Seiring dengan penarikan diri dari semua aktivitas pekerjaan, gym milik Rian-pun pada akhirnya tutup. Meski masih bisa bepergian dengan sepeda atau motor, Rian memang memilih tinggal di rumah saja. Ada satu dua orang teman pernah mengunjunginya ke rumah. Beberapa diantara mereka sempat bercerita, bahwa Rian ketika masih menjadi bos gym, sikapnya sangat kasar dan sangat tidak menghargai kawan-kawannya sendiri yang bekerja padanya.
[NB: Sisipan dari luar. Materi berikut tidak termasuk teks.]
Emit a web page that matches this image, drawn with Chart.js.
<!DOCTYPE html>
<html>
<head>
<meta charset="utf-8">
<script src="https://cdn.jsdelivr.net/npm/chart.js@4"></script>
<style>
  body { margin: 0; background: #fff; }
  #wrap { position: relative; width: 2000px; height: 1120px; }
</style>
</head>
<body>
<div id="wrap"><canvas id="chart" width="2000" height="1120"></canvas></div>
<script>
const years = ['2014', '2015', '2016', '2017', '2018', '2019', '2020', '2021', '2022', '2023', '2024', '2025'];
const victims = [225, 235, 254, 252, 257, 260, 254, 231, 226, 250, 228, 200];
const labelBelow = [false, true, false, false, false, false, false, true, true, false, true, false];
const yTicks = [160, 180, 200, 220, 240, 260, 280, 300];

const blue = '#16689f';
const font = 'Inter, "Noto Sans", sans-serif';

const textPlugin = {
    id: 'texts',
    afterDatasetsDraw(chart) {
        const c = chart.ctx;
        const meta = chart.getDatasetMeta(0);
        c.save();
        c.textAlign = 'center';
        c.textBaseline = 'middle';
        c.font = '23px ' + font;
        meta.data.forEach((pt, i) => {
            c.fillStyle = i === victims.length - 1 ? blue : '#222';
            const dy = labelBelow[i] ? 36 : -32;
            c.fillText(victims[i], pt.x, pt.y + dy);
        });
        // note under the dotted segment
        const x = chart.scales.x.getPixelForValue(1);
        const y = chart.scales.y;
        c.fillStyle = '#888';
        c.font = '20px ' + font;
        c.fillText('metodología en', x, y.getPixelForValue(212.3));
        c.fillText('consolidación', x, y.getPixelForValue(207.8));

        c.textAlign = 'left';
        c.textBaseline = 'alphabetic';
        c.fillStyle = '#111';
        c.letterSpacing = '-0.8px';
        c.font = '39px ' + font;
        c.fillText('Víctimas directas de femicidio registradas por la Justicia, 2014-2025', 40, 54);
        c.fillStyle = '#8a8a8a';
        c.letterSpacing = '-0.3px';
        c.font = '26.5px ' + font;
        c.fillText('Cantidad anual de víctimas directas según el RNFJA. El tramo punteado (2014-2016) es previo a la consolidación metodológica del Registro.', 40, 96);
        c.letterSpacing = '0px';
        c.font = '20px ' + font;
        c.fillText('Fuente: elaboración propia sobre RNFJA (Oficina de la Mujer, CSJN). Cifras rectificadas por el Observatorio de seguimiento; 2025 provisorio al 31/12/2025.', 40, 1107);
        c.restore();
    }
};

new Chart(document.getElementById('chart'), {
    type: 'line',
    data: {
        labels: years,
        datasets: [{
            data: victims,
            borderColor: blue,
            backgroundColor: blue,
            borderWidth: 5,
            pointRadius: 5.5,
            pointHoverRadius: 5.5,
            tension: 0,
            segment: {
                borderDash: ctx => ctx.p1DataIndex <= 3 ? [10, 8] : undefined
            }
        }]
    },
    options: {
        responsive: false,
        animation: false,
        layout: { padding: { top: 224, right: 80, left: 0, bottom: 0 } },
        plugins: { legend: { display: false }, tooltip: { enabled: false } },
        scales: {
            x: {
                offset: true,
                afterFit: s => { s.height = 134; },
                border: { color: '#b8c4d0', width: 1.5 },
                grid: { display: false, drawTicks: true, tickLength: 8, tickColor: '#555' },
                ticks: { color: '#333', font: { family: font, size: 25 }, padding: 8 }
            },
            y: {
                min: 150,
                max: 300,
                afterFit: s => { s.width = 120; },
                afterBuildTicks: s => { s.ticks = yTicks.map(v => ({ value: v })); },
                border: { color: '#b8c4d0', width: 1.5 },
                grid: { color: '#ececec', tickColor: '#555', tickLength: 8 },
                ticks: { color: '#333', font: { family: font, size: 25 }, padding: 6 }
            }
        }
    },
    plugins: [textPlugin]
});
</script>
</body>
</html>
Tetapi merekapun tak dapat berbuat apa-apa karena dari dialah mereka mendapatkan nafkah.

Ivy yang tak mau gagal dalam hidup berkeluarga, mati-matian mempertahankan keutuhan keluarganya, apalagi anak-anaknya sudah beranjak dewasa, ia tak ingin meninggalkan teladan yang tak pantas. Demi menjaga keamanan dan ketenangan, terpaksa Ivy memutuskan bahwa dia dan anak-anaknya harus tinggal di rumah ibunya, sementara sang suami tinggal terpisah di rumahnya sendiri. Ini bukan pisah ranjang tetapi sekedar mengurangi intensitas komunikasi belaka.
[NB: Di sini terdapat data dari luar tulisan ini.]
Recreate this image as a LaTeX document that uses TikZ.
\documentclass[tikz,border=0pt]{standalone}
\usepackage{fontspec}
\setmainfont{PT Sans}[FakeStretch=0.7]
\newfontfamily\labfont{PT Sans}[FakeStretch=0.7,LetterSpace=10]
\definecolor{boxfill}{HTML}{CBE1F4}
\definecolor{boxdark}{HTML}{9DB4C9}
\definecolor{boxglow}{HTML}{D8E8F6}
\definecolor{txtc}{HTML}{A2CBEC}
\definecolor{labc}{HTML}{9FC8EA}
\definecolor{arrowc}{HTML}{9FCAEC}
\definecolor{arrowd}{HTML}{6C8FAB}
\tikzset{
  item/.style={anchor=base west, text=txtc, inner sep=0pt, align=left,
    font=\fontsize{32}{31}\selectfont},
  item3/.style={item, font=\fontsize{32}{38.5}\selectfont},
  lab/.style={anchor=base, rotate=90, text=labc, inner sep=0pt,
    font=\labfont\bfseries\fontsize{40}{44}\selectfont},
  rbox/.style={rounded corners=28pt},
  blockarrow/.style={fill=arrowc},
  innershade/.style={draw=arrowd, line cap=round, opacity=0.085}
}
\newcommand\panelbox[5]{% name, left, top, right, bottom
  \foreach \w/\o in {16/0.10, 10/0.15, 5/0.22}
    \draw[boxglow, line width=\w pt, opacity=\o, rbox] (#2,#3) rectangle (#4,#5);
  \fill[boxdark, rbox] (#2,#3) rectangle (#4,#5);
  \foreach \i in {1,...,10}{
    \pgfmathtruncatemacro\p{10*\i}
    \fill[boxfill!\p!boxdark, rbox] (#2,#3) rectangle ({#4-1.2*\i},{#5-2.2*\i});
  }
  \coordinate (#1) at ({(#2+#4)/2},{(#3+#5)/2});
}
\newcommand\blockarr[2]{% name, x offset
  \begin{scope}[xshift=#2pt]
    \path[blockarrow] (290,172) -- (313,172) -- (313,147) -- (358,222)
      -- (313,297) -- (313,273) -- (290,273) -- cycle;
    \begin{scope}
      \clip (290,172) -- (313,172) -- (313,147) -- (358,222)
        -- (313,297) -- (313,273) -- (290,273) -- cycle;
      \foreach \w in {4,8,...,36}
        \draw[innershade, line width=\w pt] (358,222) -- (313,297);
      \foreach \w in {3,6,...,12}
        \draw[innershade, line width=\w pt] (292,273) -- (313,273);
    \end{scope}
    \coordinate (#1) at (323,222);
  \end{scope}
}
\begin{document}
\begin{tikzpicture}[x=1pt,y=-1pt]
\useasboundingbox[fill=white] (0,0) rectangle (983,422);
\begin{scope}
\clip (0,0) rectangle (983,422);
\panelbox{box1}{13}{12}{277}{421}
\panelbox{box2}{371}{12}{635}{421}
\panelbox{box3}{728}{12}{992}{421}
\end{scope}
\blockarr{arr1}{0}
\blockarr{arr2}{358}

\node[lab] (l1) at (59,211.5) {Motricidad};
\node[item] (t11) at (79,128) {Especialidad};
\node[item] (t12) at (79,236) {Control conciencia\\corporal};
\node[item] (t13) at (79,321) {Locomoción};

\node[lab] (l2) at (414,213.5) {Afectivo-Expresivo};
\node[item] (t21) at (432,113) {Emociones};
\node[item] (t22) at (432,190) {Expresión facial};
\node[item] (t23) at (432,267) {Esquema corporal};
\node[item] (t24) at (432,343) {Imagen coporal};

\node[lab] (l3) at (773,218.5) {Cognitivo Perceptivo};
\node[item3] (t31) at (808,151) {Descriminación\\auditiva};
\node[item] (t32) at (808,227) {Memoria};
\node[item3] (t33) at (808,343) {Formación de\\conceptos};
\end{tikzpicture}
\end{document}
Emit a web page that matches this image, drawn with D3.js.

Kini, Ivy dan anak-anaknya masih sabar menunggu terjadinya perubahan suasana dalam rumah tangganya. Mereka semua berharap akan ada sesuatu yang membuat seluruh anggota keluarga dapat bekerja dan belajar dengan tenang, demi masa depan anak-anak mereka yang sangat butuh kasih sayang, kebebasan dan kebahagiaan. (Iono Sandjojo)

Catatan:
Anda ingin membantu Ivy dan keluarganya menghadapi semua itu? Ingin memberikan dukungan agar kuat menghadapi tantangan pelik hidupnya? Atau ingin membagi pengalaman untuk membantu meneguhkan hatinya? Silakan tulis semua yang ingin anda sampaikan di komentar di bawah ini. Terima kasih dan salam hangat.

5 comments:

alin said...

kalau keadaan rumah itu engga nyaman, kasian anak2. tempat yang seharusnya nyaman dan sehat, menjadi tempat yang sebaliknya. tidak adil buat anak2, hak mereka adalah hidup di lingkungan yg sehat.
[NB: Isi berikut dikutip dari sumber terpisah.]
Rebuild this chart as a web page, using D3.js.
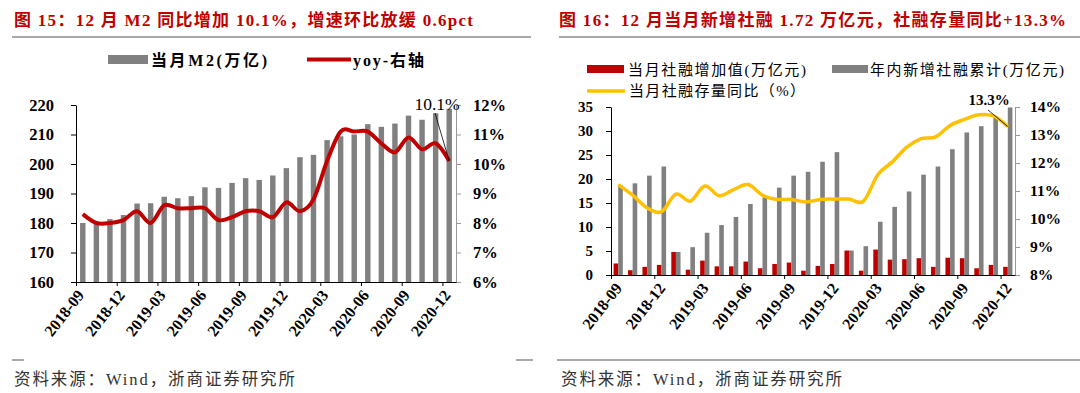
<!DOCTYPE html>
<html lang="zh">
<head>
<meta charset="utf-8">
<title>M2 与社融</title>
<script src="https://cdn.jsdelivr.net/npm/d3@7"></script>
<style>
body { margin: 0; background: #fff; }
svg { display: block; }
.num { font-family: "Liberation Serif", "Noto Sans CJK SC", serif; font-weight: bold; fill: #000; }
.cjk { font-family: "Liberation Serif", "Noto Sans CJK SC", serif; }
</style>
</head>
<body>
<script>
// months on both x axes
var months = ["2018-09","2018-10","2018-11","2018-12","2019-01","2019-02","2019-03","2019-04",
  "2019-05","2019-06","2019-07","2019-08","2019-09","2019-10","2019-11","2019-12",
  "2020-01","2020-02","2020-03","2020-04","2020-05","2020-06","2020-07","2020-08",
  "2020-09","2020-10","2020-11","2020-12"];

// left chart: M2 level (万亿) and yoy (%)
var m2 = [180.0,179.6,181.3,182.7,186.6,186.7,188.9,188.4,189.1,192.1,191.9,193.6,195.2,194.6,
  196.1,198.6,202.3,203.1,208.1,209.4,210.0,213.5,212.6,213.7,216.4,215.0,217.2,218.7];
var m2Yoy = [8.3,8.0,8.0,8.1,8.4,8.0,8.6,8.5,8.5,8.5,8.1,8.2,8.4,8.4,
  8.2,8.7,8.4,8.8,10.1,11.1,11.1,11.1,10.7,10.4,10.9,10.5,10.7,10.1];
var m2Ticks = [160,170,180,190,200,210,220];
var m2YoyTicks = [6,7,8,9,10,11,12];

// right chart: monthly TSF, year-to-date TSF (万亿元), stock yoy (%)
var tsfMonth = [2.4,1.0,1.7,2.1,4.8,1.1,3.0,1.8,1.8,2.8,1.4,2.3,2.6,0.9,
  1.9,2.3,5.1,0.9,5.3,3.2,3.3,3.5,1.7,3.6,3.5,1.4,2.1,1.7];
var tsfCum = [18.7,19.1,20.7,22.6,4.8,5.8,8.8,10.4,12.1,14.8,16.2,18.2,20.7,21.5,
  23.6,25.6,5.1,6.0,11.1,14.2,17.4,20.9,22.6,26.2,29.7,31.0,33.0,34.9];
var tsfYoy = [11.23,10.85,10.4,10.26,10.89,10.64,11.18,10.83,11.05,11.23,10.85,10.7,10.7,10.61,
  10.7,10.71,10.71,10.64,11.59,12.04,12.57,12.87,12.93,13.34,13.56,13.72,13.68,13.3];
var tsfTicks = [0,5,10,15,20,25,30,35];
var tsfYoyTicks = [8,9,10,11,12,13,14];

var red = "#c00000", gray = "#808080", yellow = "#ffc000";

var svg = d3.select("body").append("svg")
  .attr("width", 1080).attr("height", 393);
svg.append("rect").attr("width", 1080).attr("height", 393).attr("fill", "#fff");

// text helper, width forced to match the report layout
function label(x, y, size, str, len, bold, color) {
  var t = svg.append("text").attr("class", "cjk").attr("x", x).attr("y", y)
    .attr("font-size", size).attr("fill", color || "#000").text(str);
  if (bold) t.attr("font-weight", "bold");
  if (len) t.attr("textLength", len).attr("lengthAdjust", "spacing");
  return t;
}

// ---------- titles, rules, footers ----------
label(14, 26, 17, "图 15：12 月 M2 同比增加 10.1%，增速环比放缓 0.6pct", 459, true, red);
label(559, 26, 17, "图 16：12 月当月新增社融 1.72 万亿元，社融存量同比+13.3%", 507, true, red);

svg.append("line").attr("x1", 12).attr("x2", 531).attr("y1", 37).attr("y2", 37)
  .attr("stroke", "#555").attr("stroke-width", 1);
svg.append("line").attr("x1", 559).attr("x2", 1080).attr("y1", 37).attr("y2", 37)
  .attr("stroke", "#555").attr("stroke-width", 1);

svg.append("line").attr("x1", 12).attr("x2", 24).attr("y1", 360).attr("y2", 360).attr("stroke", "#555");
svg.append("line").attr("x1", 516).attr("x2", 533).attr("y1", 360).attr("y2", 360).attr("stroke", "#555");
svg.append("line").attr("x1", 557).attr("x2", 1080).attr("y1", 360).attr("y2", 360).attr("stroke", "#555");

label(14, 385, 16.5, "资料来源：Wind，浙商证券研究所", 281, false, "#333");
label(561, 385, 16.5, "资料来源：Wind，浙商证券研究所", 281, false, "#333");

function styleAxis(g, color) {
  g.select(".domain").attr("stroke", color);
  g.selectAll(".tick line").attr("stroke", color);
  g.selectAll(".tick text").attr("class", "num").attr("fill", "#000");
}

function xLabels(g, dx) {
  g.selectAll(".tick text")
    .attr("class", "num").attr("font-size", 16)
    .attr("text-anchor", "end")
    .attr("transform", "translate(" + dx + ",10) rotate(-52)")
    .attr("dy", "0.35em").attr("y", 0).attr("x", 0);
}

// ---------- left chart ----------
var L = {x0: 76, x1: 456, top: 105, bottom: 282};

var xL = d3.scaleBand().domain(months).range([L.x0, L.x1]).paddingInner(0.6).paddingOuter(0.3);
var xLTick = d3.scaleLinear().domain([0, months.length]).range([L.x0, L.x1]);
var yL = d3.scaleLinear().domain([160, 220]).range([L.bottom, L.top]);
var yL2 = d3.scaleLinear().domain([6, 12]).range([L.bottom, L.top]);

svg.append("g").selectAll("rect").data(m2).enter().append("rect")
  .attr("x", function(d, i) { return xL(months[i]); })
  .attr("y", function(d) { return yL(d); })
  .attr("width", xL.bandwidth())
  .attr("height", function(d) { return L.bottom - yL(d); })
  .attr("fill", gray);

var gyL = svg.append("g").attr("transform", "translate(" + L.x0 + ",0)")
  .call(d3.axisLeft(yL).tickValues(m2Ticks).tickSize(5).tickPadding(17).tickSizeOuter(0));
styleAxis(gyL, "#000");
gyL.selectAll(".tick text").attr("font-size", 16.5);

var gyL2 = svg.append("g").attr("transform", "translate(" + L.x1 + ",0)")
  .call(d3.axisRight(yL2).tickValues(m2YoyTicks).tickFormat(function(d) { return d + "%"; })
    .tickSize(5).tickPadding(12).tickSizeOuter(0));
styleAxis(gyL2, "#999");
gyL2.selectAll(".tick text").attr("font-size", 16.5);

var gxL = svg.append("g").attr("transform", "translate(0," + L.bottom + ")")
  .call(d3.axisBottom(xLTick).tickValues(d3.range(0, months.length, 3))
    .tickFormat(function(i) { return months[i]; }).tickSize(4).tickPadding(2).tickSizeOuter(0));
styleAxis(gxL, "#000");
xLabels(gxL, 4);

var lineL = d3.line()
  .x(function(d, i) { return xL(months[i]) + xL.bandwidth() / 2; })
  .y(function(d) { return yL2(d); })
  .curve(d3.curveCatmullRom.alpha(0));
svg.append("path").datum(m2Yoy).attr("d", lineL)
  .attr("fill", "none").attr("stroke", red).attr("stroke-width", 4).attr("stroke-linejoin", "round");

// annotation for last point
var lastL = m2Yoy.length - 1;
svg.append("line")
  .attr("x1", 435).attr("y1", 113)
  .attr("x2", xL(months[lastL]) + xL.bandwidth() / 2).attr("y2", yL2(m2Yoy[lastL]))
  .attr("stroke", "#000").attr("stroke-width", 0.8);
svg.append("text").attr("x", 437).attr("y", 110).attr("text-anchor", "middle")
  .attr("font-family", "Liberation Serif").attr("font-size", 17.5).attr("fill", "#000")
  .text(m2Yoy[lastL].toFixed(1) + "%");

// legend
svg.append("rect").attr("x", 108).attr("y", 55).attr("width", 40).attr("height", 9).attr("fill", gray);
label(151, 66, 16, "当月M2(万亿)", 116, true);
svg.append("line").attr("x1", 307).attr("x2", 351).attr("y1", 59.5).attr("y2", 59.5)
  .attr("stroke", red).attr("stroke-width", 4);
label(353, 66, 16, "yoy-右轴", 71, true);

// ---------- right chart ----------
var R = {x0: 611, x1: 1015, top: 107, bottom: 275};

var xR = d3.scaleBand().domain(months).range([R.x0, R.x1]).paddingInner(0.36).paddingOuter(0.18);
var xRTick = d3.scaleLinear().domain([0, months.length]).range([R.x0, R.x1]);
var yR = d3.scaleLinear().domain([0, 35]).range([R.bottom, R.top]);
var yR2 = d3.scaleLinear().domain([8, 14]).range([R.bottom, R.top]);
var half = xR.bandwidth() / 2;

svg.append("g").selectAll("rect").data(tsfMonth).enter().append("rect")
  .attr("x", function(d, i) { return xR(months[i]); })
  .attr("y", function(d) { return yR(d); })
  .attr("width", half)
  .attr("height", function(d) { return R.bottom - yR(d); })
  .attr("fill", red);
svg.append("g").selectAll("rect").data(tsfCum).enter().append("rect")
  .attr("x", function(d, i) { return xR(months[i]) + half; })
  .attr("y", function(d) { return yR(d); })
  .attr("width", half)
  .attr("height", function(d) { return R.bottom - yR(d); })
  .attr("fill", gray);

var gyR = svg.append("g").attr("transform", "translate(" + R.x0 + ",0)")
  .call(d3.axisLeft(yR).tickValues(tsfTicks).tickSize(5).tickPadding(13).tickSizeOuter(0));
styleAxis(gyR, "#000");
gyR.selectAll(".tick text").attr("font-size", 15);

var gyR2 = svg.append("g").attr("transform", "translate(" + R.x1 + ",0)")
  .call(d3.axisRight(yR2).tickValues(tsfYoyTicks).tickFormat(function(d) { return d + "%"; })
    .tickSize(5).tickPadding(10).tickSizeOuter(0));
styleAxis(gyR2, "#999");
gyR2.selectAll(".tick text").attr("font-size", 15.5);

var gxR = svg.append("g").attr("transform", "translate(0," + R.bottom + ")")
  .call(d3.axisBottom(xRTick).tickValues(d3.range(0, months.length, 3))
    .tickFormat(function(i) { return months[i]; }).tickSize(4).tickPadding(2).tickSizeOuter(0));
styleAxis(gxR, "#000");
xLabels(gxR, 7);

var lineR = d3.line()
  .x(function(d, i) { return xR(months[i]) + half; })
  .y(function(d) { return yR2(d); })
  .curve(d3.curveCatmullRom.alpha(0));
svg.append("path").datum(tsfYoy).attr("d", lineR)
  .attr("fill", "none").attr("stroke", yellow).attr("stroke-width", 3.5).attr("stroke-linejoin", "round");

var lastR = tsfYoy.length - 1;
svg.append("line")
  .attr("x1", 988).attr("y1", 110)
  .attr("x2", xR(months[lastR]) + half).attr("y2", yR2(tsfYoy[lastR]))
  .attr("stroke", "#000").attr("stroke-width", 0.8);
svg.append("text").attr("class", "num").attr("x", 989).attr("y", 105).attr("text-anchor", "middle")
  .attr("font-size", 15).text(tsfYoy[lastR].toFixed(1) + "%");

// legend
svg.append("rect").attr("x", 587).attr("y", 65).attr("width", 37).attr("height", 8).attr("fill", red);
label(628, 75, 15, "当月社融增加值(万亿元)", 178);
svg.append("rect").attr("x", 832).attr("y", 65).attr("width", 36).attr("height", 8).attr("fill", gray);
label(870, 75, 15, "年内新增社融累计(万亿元)", 194);
svg.append("line").attr("x1", 587).attr("x2", 625).attr("y1", 91).attr("y2", 91)
  .attr("stroke", yellow).attr("stroke-width", 3.5);
label(629, 96, 15, "当月社融存量同比（%）", 176);
</script>
</body>
</html>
'inikan pilihanmu sendiri, ya harus kamu terima dan jalani!' -> memang keluar dari seorang Ibu, tetapi saya engga setuju, maaf.
yg jalani dan merasakan mba ivy sendiri.. :) pasti deep down in your heart udah tau jawabannya kan?

Anonymous said...

Kalau bisa cerai kenapa nggak cerai aja to bu? Maaf, ini bukan provokasi, tetapi kan harus ada penyelesaian. Main sinetron kok di rumah sendiri to?

Anonymous said...

Iya....suami apaan sih kayak begitu? Kalau saya jadi istrinya.....sudah saya tukarkan dengan abu gosok, lebih bermanfaat!

Anonymous said...

Ivy ini masih mau nunggu perubahan dalam rumah tangga yang seperti apa? Nunggu sampai tambah panas? Nunggu sampai semua keok? Nunggu keajaiban? Atau nunggu ada Spiderman yang datang menolong?

Tapi hebatlah kalau ibu masih sabar untuk menunggu....

Maryam Kurniawati Sutanto said...

Saya sangat menghargai upaya dan pengorbanan Ibu Ivy untuk terus mempertahankan kehidupan keluarganya. Namun harapan, bahwa suatu saat Rian, suaminya akan berubah, menurut saya, mustahil. Tidak mudah mengubah karakter seseorang, apalagi dengan "keterbatasan fisik" (karena stroke). Bagi laki-laki, pekerjaan itu adalah dunia dan harga dirinya, sehingga ketika laki-laki itu tidak lagi bekerja dan mampu memberi nafkah bagi istri dan anak-anaknya, dunianya runtuh dan hancur lebur. Ia merasa tidak lagi cukup berharga di mata istri dan anak-anaknya, karena itu sikapnya menjadi sangat agresif (memukul, mengancam dll). Kondisi ini akan semakin menjadi-jadi, ketika laki-laki itu tidak mau menerima kenyataan dengan lapang hati. Dia tidak lagi mampu berpikir, bahwa orang yang kena stroke sebenarnya juga masih bisa bangkit dan produktif. Kalau orang-orang yg punya cacat fisik saja bisa melukis dll, kenapa tidak? Sudah cukup lama Ibu Ivy sendiri, tunduk pada situasi ini, dan tidak punya keberanian untuk mendidik suaminya untuk bersikap asertif dengan keterbatasan fisiknya. Akibatnya, Ibu Ivy dan anak-anak menjadi korban (kekerasan dalam rumah tangga). Upaya yg masih bisa dilakukan menurut saya, adalah mendatangi seorang ahli, dan merekonstruksi semua situasi dan kondisi yang ada di dalam rumah tangga mereka, serta mencari jalan keluarnya. Melakukan treatment dan edukasi kepada suami (sambil berdoa memohon pertolongan Tuhan), agar sikap Rian tidak semakin menjadi-jadi, dan Ibu Ivy tidak perlu mengorbankan pekerjaannya hanya untuk meladeni suami yg mengalami krisis identitas. Terlalu mahal harga yg harus dibayar untuk seorang istri, kalau dia harus mengorbankan semua yg dapat dikerjakannya. Padahal ia juga harus menjadi tulang punggung keluarga. Untuk Ibu Ivy, bangkit, hadapi dan cari solusinya. Jangan mmau menyerah! God never shuts one door without opening another!